Plotting code records:

<<<<

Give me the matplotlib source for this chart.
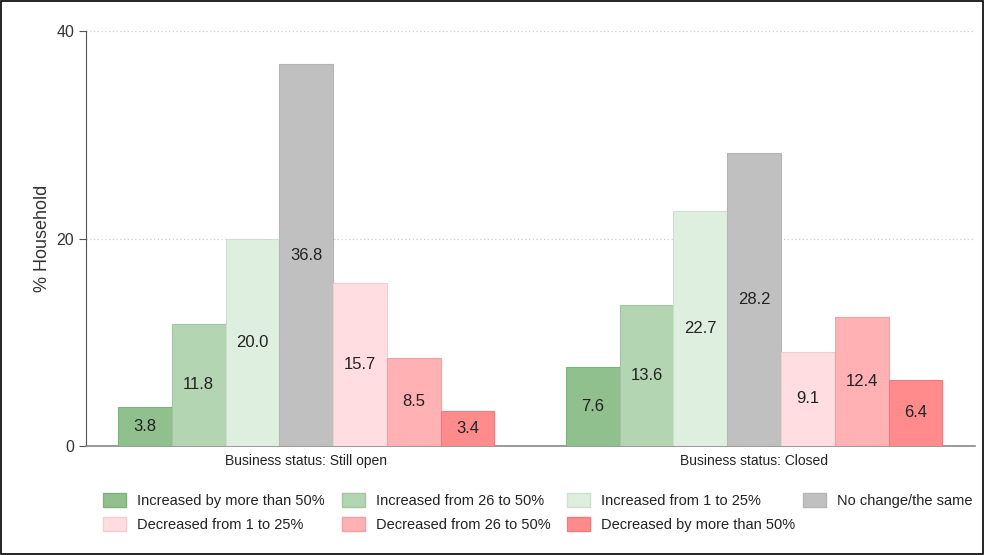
import numpy as np
import matplotlib.pyplot as plt
from matplotlib.patches import Rectangle, Patch

plt.rcParams['font.family'] = ['Liberation Sans', 'DejaVu Sans']

groups = ['Business status: Still open', 'Business status: Closed']
categories = ['Increased by more than 50%', 'Increased from 26 to 50%',
              'Increased from 1 to 25%', 'No change/the same',
              'Decreased from 1 to 25%', 'Decreased from 26 to 50%',
              'Decreased by more than 50%']
still_open = [3.8, 11.8, 20.0, 36.8, 15.7, 8.5, 3.4]
closed = [7.6, 13.6, 22.7, 28.2, 9.1, 12.4, 6.4]

colors = ['#8fc08d', '#b3d5b1', '#dfefdf', '#c0c0c0', '#ffdde0', '#ffb1b3', '#ff8b8d']
edges = ['#7fb07d', '#a3c5a1', '#cfdfcf', '#b5b5b5', '#efcdd0', '#efa1a3', '#ef7b7d']

fig = plt.figure(figsize=(9.84, 5.55), dpi=100)
ax = fig.add_axes([0.0874, 0.1964, 0.9036, 0.7476])

gap = 8.33
for g, vals in enumerate([still_open, closed]):
    for i, v in enumerate(vals):
        x = g * gap + i
        ax.bar(x, v, width=1.0, color=colors[i], edgecolor=edges[i], linewidth=0.8, zorder=3)
        ax.text(x, v / 2, f'{v:.1f}', ha='center', va='center', fontsize=12, color='#222222', zorder=4)

ax.set_xlim(-1.095, gap + 6.5 + 0.61)
ax.set_ylim(0, 40)
ax.set_yticks([0, 20, 40])
ax.tick_params(axis='y', length=5, color='#555555', labelsize=11.5, labelcolor='#333333')
ax.set_xticks([3, gap + 3])
ax.set_xticklabels(groups, fontsize=10, color='#222222')
ax.tick_params(axis='x', length=0, pad=6)
ax.set_ylabel('% Household', fontsize=13, color='#333333', labelpad=4)

for y in [20, 40]:
    ax.axhline(y, color='#cccccc', linestyle=(0, (1, 2)), linewidth=0.9, zorder=1)

for s in ['top', 'right']:
    ax.spines[s].set_visible(False)
ax.spines['left'].set_color('#555555')
ax.spines['bottom'].set_color('#888888')
ax.spines['bottom'].set_linewidth(1.2)

# legend: four columns, filled row by row
handles = [Patch(facecolor=colors[i], edgecolor=edges[i], label=categories[i]) for i in range(7)]
col_x = [103, 342, 567, 803]
columns = [[0, 4], [1, 5], [2, 6], [3]]
for cx, idx in zip(col_x, columns):
    fig.legend([handles[i] for i in idx], [categories[i] for i in idx],
               loc='upper left', bbox_to_anchor=(cx / 984, 1 - 493 / 555),
               borderaxespad=0, borderpad=0, frameon=False, fontsize=10.5,
               handlelength=1.6, handleheight=1.1, handletextpad=0.7,
               labelspacing=0.6, labelcolor='#222222')

fig.add_artist(Rectangle((0.001, 0.001), 0.998, 0.998, transform=fig.transFigure,
                         fill=False, edgecolor='black', linewidth=1.2))

fig.savefig('out.png', dpi=100)
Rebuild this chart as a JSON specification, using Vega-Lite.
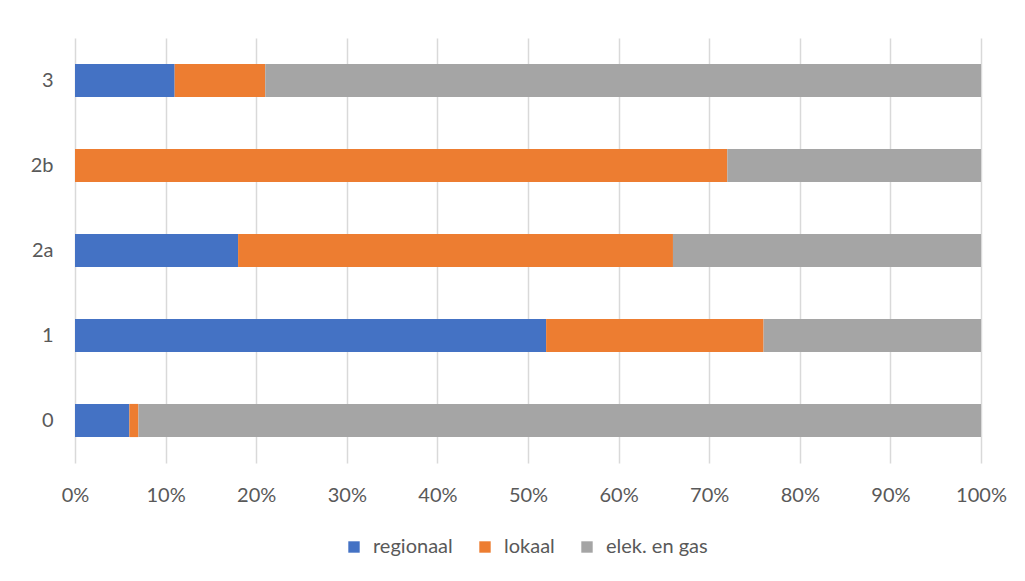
{
  "$schema": "https://vega.github.io/schema/vega-lite/v6.json",
  "width": 906,
  "height": 425,
  "autosize": {"type": "none"},
  "padding": {"left": 75, "top": 38, "right": 44, "bottom": 118},
  "background": "white",
  "data": {
    "values": [
      {"cat": "3", "serie": "regionaal", "ord": 1, "val": 11},
      {"cat": "3", "serie": "lokaal", "ord": 2, "val": 10},
      {"cat": "3", "serie": "elek. en gas", "ord": 3, "val": 79},
      {"cat": "2b", "serie": "regionaal", "ord": 1, "val": 0},
      {"cat": "2b", "serie": "lokaal", "ord": 2, "val": 72},
      {"cat": "2b", "serie": "elek. en gas", "ord": 3, "val": 28},
      {"cat": "2a", "serie": "regionaal", "ord": 1, "val": 18},
      {"cat": "2a", "serie": "lokaal", "ord": 2, "val": 48},
      {"cat": "2a", "serie": "elek. en gas", "ord": 3, "val": 34},
      {"cat": "1", "serie": "regionaal", "ord": 1, "val": 52},
      {"cat": "1", "serie": "lokaal", "ord": 2, "val": 24},
      {"cat": "1", "serie": "elek. en gas", "ord": 3, "val": 24},
      {"cat": "0", "serie": "regionaal", "ord": 1, "val": 6},
      {"cat": "0", "serie": "lokaal", "ord": 2, "val": 1},
      {"cat": "0", "serie": "elek. en gas", "ord": 3, "val": 93}
    ]
  },
  "mark": {"type": "bar"},
  "encoding": {
    "y": {
      "field": "cat",
      "type": "nominal",
      "sort": ["3", "2b", "2a", "1", "0"],
      "scale": {"paddingInner": 0.61, "paddingOuter": 0.305},
      "axis": {
        "title": null,
        "domain": false,
        "ticks": false,
        "labelPadding": 22,
        "labelFont": "Lato",
        "labelFontSize": 20,
        "labelColor": "#595959"
      }
    },
    "x": {
      "field": "val",
      "type": "quantitative",
      "stack": "normalize",
      "scale": {"domain": [0, 1], "nice": false},
      "axis": {
        "title": null,
        "format": ".0%",
        "values": [0, 0.1, 0.2, 0.3, 0.4, 0.5, 0.6, 0.7, 0.8, 0.9, 1],
        "domain": false,
        "ticks": false,
        "grid": true,
        "gridColor": "#D9D9D9",
        "gridWidth": 1.5,
        "labelPadding": 22,
        "labelFont": "Lato",
        "labelFontSize": 20,
        "labelColor": "#595959",
        "labelFlush": false
      }
    },
    "color": {
      "field": "serie",
      "type": "nominal",
      "sort": ["regionaal", "lokaal", "elek. en gas"],
      "scale": {
        "domain": ["regionaal", "lokaal", "elek. en gas"],
        "range": ["#4472C4", "#ED7D31", "#A5A5A5"]
      },
      "legend": {
        "title": null,
        "orient": "none",
        "legendX": 269,
        "legendY": 499,
        "direction": "horizontal",
        "symbolType": "square",
        "symbolSize": 130,
        "symbolStrokeWidth": 0,
        "labelFont": "Lato",
        "labelFontSize": 20,
        "labelColor": "#595959",
        "labelOffset": 9,
        "columnPadding": 22
      }
    },
    "order": {"field": "ord", "type": "quantitative"}
  },
  "config": {"view": {"stroke": null}}
}
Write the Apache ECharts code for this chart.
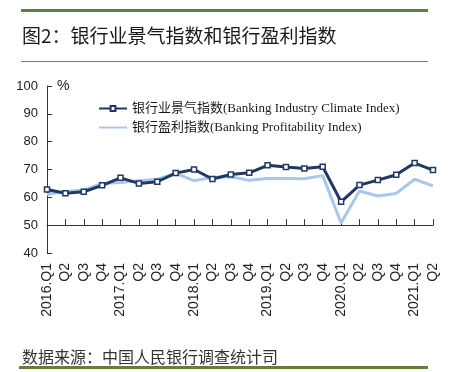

>>>>

### Required task
Using the data above, write out every line exactly, leaving the images behind.

### Result of the exercise
Give me the matplotlib source for this chart.
import numpy as np
import matplotlib.pyplot as plt
from matplotlib.patches import Rectangle, Patch

plt.rcParams['font.family'] = ['Liberation Sans', 'DejaVu Sans']

groups = ['Business status: Still open', 'Business status: Closed']
categories = ['Increased by more than 50%', 'Increased from 26 to 50%',
              'Increased from 1 to 25%', 'No change/the same',
              'Decreased from 1 to 25%', 'Decreased from 26 to 50%',
              'Decreased by more than 50%']
still_open = [3.8, 11.8, 20.0, 36.8, 15.7, 8.5, 3.4]
closed = [7.6, 13.6, 22.7, 28.2, 9.1, 12.4, 6.4]

colors = ['#8fc08d', '#b3d5b1', '#dfefdf', '#c0c0c0', '#ffdde0', '#ffb1b3', '#ff8b8d']
edges = ['#7fb07d', '#a3c5a1', '#cfdfcf', '#b5b5b5', '#efcdd0', '#efa1a3', '#ef7b7d']

fig = plt.figure(figsize=(9.84, 5.55), dpi=100)
ax = fig.add_axes([0.0874, 0.1964, 0.9036, 0.7476])

gap = 8.33
for g, vals in enumerate([still_open, closed]):
    for i, v in enumerate(vals):
        x = g * gap + i
        ax.bar(x, v, width=1.0, color=colors[i], edgecolor=edges[i], linewidth=0.8, zorder=3)
        ax.text(x, v / 2, f'{v:.1f}', ha='center', va='center', fontsize=12, color='#222222', zorder=4)

ax.set_xlim(-1.095, gap + 6.5 + 0.61)
ax.set_ylim(0, 40)
ax.set_yticks([0, 20, 40])
ax.tick_params(axis='y', length=5, color='#555555', labelsize=11.5, labelcolor='#333333')
ax.set_xticks([3, gap + 3])
ax.set_xticklabels(groups, fontsize=10, color='#222222')
ax.tick_params(axis='x', length=0, pad=6)
ax.set_ylabel('% Household', fontsize=13, color='#333333', labelpad=4)

for y in [20, 40]:
    ax.axhline(y, color='#cccccc', linestyle=(0, (1, 2)), linewidth=0.9, zorder=1)

for s in ['top', 'right']:
    ax.spines[s].set_visible(False)
ax.spines['left'].set_color('#555555')
ax.spines['bottom'].set_color('#888888')
ax.spines['bottom'].set_linewidth(1.2)

# legend: four columns, filled row by row
handles = [Patch(facecolor=colors[i], edgecolor=edges[i], label=categories[i]) for i in range(7)]
col_x = [103, 342, 567, 803]
columns = [[0, 4], [1, 5], [2, 6], [3]]
for cx, idx in zip(col_x, columns):
    fig.legend([handles[i] for i in idx], [categories[i] for i in idx],
               loc='upper left', bbox_to_anchor=(cx / 984, 1 - 493 / 555),
               borderaxespad=0, borderpad=0, frameon=False, fontsize=10.5,
               handlelength=1.6, handleheight=1.1, handletextpad=0.7,
               labelspacing=0.6, labelcolor='#222222')

fig.add_artist(Rectangle((0.001, 0.001), 0.998, 0.998, transform=fig.transFigure,
                         fill=False, edgecolor='black', linewidth=1.2))

fig.savefig('out.png', dpi=100)
Rebuild this chart as a JSON specification, using Vega-Lite.
{
  "$schema": "https://vega.github.io/schema/vega-lite/v6.json",
  "width": 906,
  "height": 425,
  "autosize": {"type": "none"},
  "padding": {"left": 75, "top": 38, "right": 44, "bottom": 118},
  "background": "white",
  "data": {
    "values": [
      {"cat": "3", "serie": "regionaal", "ord": 1, "val": 11},
      {"cat": "3", "serie": "lokaal", "ord": 2, "val": 10},
      {"cat": "3", "serie": "elek. en gas", "ord": 3, "val": 79},
      {"cat": "2b", "serie": "regionaal", "ord": 1, "val": 0},
      {"cat": "2b", "serie": "lokaal", "ord": 2, "val": 72},
      {"cat": "2b", "serie": "elek. en gas", "ord": 3, "val": 28},
      {"cat": "2a", "serie": "regionaal", "ord": 1, "val": 18},
      {"cat": "2a", "serie": "lokaal", "ord": 2, "val": 48},
      {"cat": "2a", "serie": "elek. en gas", "ord": 3, "val": 34},
      {"cat": "1", "serie": "regionaal", "ord": 1, "val": 52},
      {"cat": "1", "serie": "lokaal", "ord": 2, "val": 24},
      {"cat": "1", "serie": "elek. en gas", "ord": 3, "val": 24},
      {"cat": "0", "serie": "regionaal", "ord": 1, "val": 6},
      {"cat": "0", "serie": "lokaal", "ord": 2, "val": 1},
      {"cat": "0", "serie": "elek. en gas", "ord": 3, "val": 93}
    ]
  },
  "mark": {"type": "bar"},
  "encoding": {
    "y": {
      "field": "cat",
      "type": "nominal",
      "sort": ["3", "2b", "2a", "1", "0"],
      "scale": {"paddingInner": 0.61, "paddingOuter": 0.305},
      "axis": {
        "title": null,
        "domain": false,
        "ticks": false,
        "labelPadding": 22,
        "labelFont": "Lato",
        "labelFontSize": 20,
        "labelColor": "#595959"
      }
    },
    "x": {
      "field": "val",
      "type": "quantitative",
      "stack": "normalize",
      "scale": {"domain": [0, 1], "nice": false},
      "axis": {
        "title": null,
        "format": ".0%",
        "values": [0, 0.1, 0.2, 0.3, 0.4, 0.5, 0.6, 0.7, 0.8, 0.9, 1],
        "domain": false,
        "ticks": false,
        "grid": true,
        "gridColor": "#D9D9D9",
        "gridWidth": 1.5,
        "labelPadding": 22,
        "labelFont": "Lato",
        "labelFontSize": 20,
        "labelColor": "#595959",
        "labelFlush": false
      }
    },
    "color": {
      "field": "serie",
      "type": "nominal",
      "sort": ["regionaal", "lokaal", "elek. en gas"],
      "scale": {
        "domain": ["regionaal", "lokaal", "elek. en gas"],
        "range": ["#4472C4", "#ED7D31", "#A5A5A5"]
      },
      "legend": {
        "title": null,
        "orient": "none",
        "legendX": 269,
        "legendY": 499,
        "direction": "horizontal",
        "symbolType": "square",
        "symbolSize": 130,
        "symbolStrokeWidth": 0,
        "labelFont": "Lato",
        "labelFontSize": 20,
        "labelColor": "#595959",
        "labelOffset": 9,
        "columnPadding": 22
      }
    },
    "order": {"field": "ord", "type": "quantitative"}
  },
  "config": {"view": {"stroke": null}}
}
Write the Apache ECharts code for this chart.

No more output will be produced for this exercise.